**SUPPLIED DATA**
/---

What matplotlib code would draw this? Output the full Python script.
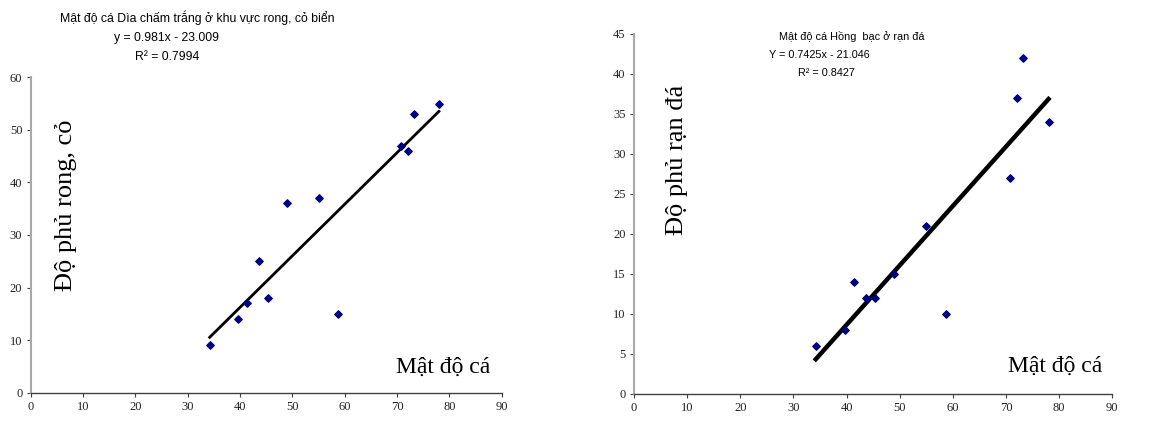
import numpy as np
import matplotlib
matplotlib.use("Agg")
import matplotlib.pyplot as plt

# fish density (shared x values)
mat_do_ca = [34.2, 39.7, 41.4, 43.6, 45.4, 49.0, 55.0, 58.7, 70.7, 72.1, 73.2, 78.0]
# left: seaweed / seagrass cover
phu_rong_co = [9, 14, 17, 25, 18, 36, 37, 15, 47, 46, 53, 55]
# right: reef cover
phu_ran_da = [6, 8, 14, 12, 12, 15, 21, 10, 27, 37, 42, 34]

# trend line coefficients shown on the chart
left_slope, left_icpt = 0.981, -23.009
right_slope, right_icpt = 0.7425, -21.046

left_title = "Mật độ cá Dìa chấm trắng ở khu vực rong, cỏ biển"
left_eq = "y = 0.981x - 23.009"
left_r2 = "R² = 0.7994"
right_title = "Mật độ cá Hồng  bạc ở rạn đá"
right_eq = "Y = 0.7425x - 21.046"
right_r2 = "R² = 0.8427"

W, H = 1173, 422
fig = plt.figure(figsize=(W / 100, H / 100), dpi=100)


def px(x0, y0, x1, y1):
    # pixel box -> figure fraction [left, bottom, width, height]
    return [x0 / W, 1 - y1 / H, (x1 - x0) / W, (y1 - y0) / H]


def style(ax, xlim, ylim, yticks):
    ax.set_xlim(*xlim)
    ax.set_ylim(*ylim)
    ax.set_xticks(np.arange(0, 91, 10))
    ax.set_yticks(yticks)
    ax.spines["top"].set_visible(False)
    ax.spines["right"].set_visible(False)
    ax.spines["left"].set_color("#a8a8a8")
    ax.spines["left"].set_linewidth(1.5)
    ax.spines["bottom"].set_color("#404040")
    ax.spines["bottom"].set_linewidth(1.0)
    ax.tick_params(direction="out", length=3, width=0.8, colors="#404040",
                   labelsize=9, labelcolor="#222222", pad=3)
    for lab in ax.get_xticklabels() + ax.get_yticklabels():
        lab.set_family("Liberation Serif")


serif = "Liberation Serif"
sans = "Liberation Sans"

# left chart
ax1 = fig.add_axes(px(30.7, 77.3, 501.7, 392.7))
style(ax1, (0, 90), (0, 60), np.arange(0, 61, 10))
ax1.scatter(mat_do_ca, phu_rong_co, marker="D", s=14, color="#000080", zorder=3)
xs = np.array([min(mat_do_ca), max(mat_do_ca)])
ax1.plot(xs, left_slope * xs + left_icpt, color="black", lw=2.0, zorder=2)
fig.text(66 / W, 1 - 205 / H, "Độ phủ rong, cỏ", rotation=90, ha="center",
         va="center", family=serif, fontsize=19)
fig.text(443 / W, 1 - 367 / H, "Mật độ cá", ha="center", va="center",
         family=serif, fontsize=17)
fig.text(197 / W, 1 - 18 / H, left_title, ha="center", va="center",
         family=sans, fontsize=8.8)
fig.text(167 / W, 1 - 38 / H, left_eq, ha="center", va="center",
         family=sans, fontsize=8.8)
fig.text(167 / W, 1 - 57 / H, left_r2, ha="center", va="center",
         family=sans, fontsize=8.8)

# right chart
ax2 = fig.add_axes(px(634, 34, 1112.3, 394))
style(ax2, (0, 90), (0, 45), np.arange(0, 46, 5))
ax2.scatter(mat_do_ca, phu_ran_da, marker="D", s=14, color="#000080", zorder=3)
ax2.plot(xs, right_slope * xs + right_icpt, color="black", lw=3.2, zorder=2)
fig.text(677 / W, 1 - 160 / H, "Độ phủ rạn đá", rotation=90, ha="center",
         va="center", family=serif, fontsize=19)
fig.text(1055 / W, 1 - 366 / H, "Mật độ cá", ha="center", va="center",
         family=serif, fontsize=17)
fig.text(852 / W, 1 - 37 / H, right_title, ha="center", va="center",
         family=sans, fontsize=7.8)
fig.text(819 / W, 1 - 55 / H, right_eq, ha="center", va="center",
         family=sans, fontsize=7.8)
fig.text(826 / W, 1 - 73 / H, right_r2, ha="center", va="center",
         family=sans, fontsize=7.8)

fig.savefig("out.png", dpi=100)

\---

**BRIEF**
Restate only the lines running from the start of the material above through the line containing "return [x0 /", ends included. No pictures.

**EXERCISE OUTPUT**
What matplotlib code would draw this? Output the full Python script.
import numpy as np
import matplotlib
matplotlib.use("Agg")
import matplotlib.pyplot as plt

# fish density (shared x values)
mat_do_ca = [34.2, 39.7, 41.4, 43.6, 45.4, 49.0, 55.0, 58.7, 70.7, 72.1, 73.2, 78.0]
# left: seaweed / seagrass cover
phu_rong_co = [9, 14, 17, 25, 18, 36, 37, 15, 47, 46, 53, 55]
# right: reef cover
phu_ran_da = [6, 8, 14, 12, 12, 15, 21, 10, 27, 37, 42, 34]

# trend line coefficients shown on the chart
left_slope, left_icpt = 0.981, -23.009
right_slope, right_icpt = 0.7425, -21.046

left_title = "Mật độ cá Dìa chấm trắng ở khu vực rong, cỏ biển"
left_eq = "y = 0.981x - 23.009"
left_r2 = "R² = 0.7994"
right_title = "Mật độ cá Hồng  bạc ở rạn đá"
right_eq = "Y = 0.7425x - 21.046"
right_r2 = "R² = 0.8427"

W, H = 1173, 422
fig = plt.figure(figsize=(W / 100, H / 100), dpi=100)


def px(x0, y0, x1, y1):
    # pixel box -> figure fraction [left, bottom, width, height]
    return [x0 / W, 1 - y1 / H, (x1 - x0) / W, (y1 - y0) / H]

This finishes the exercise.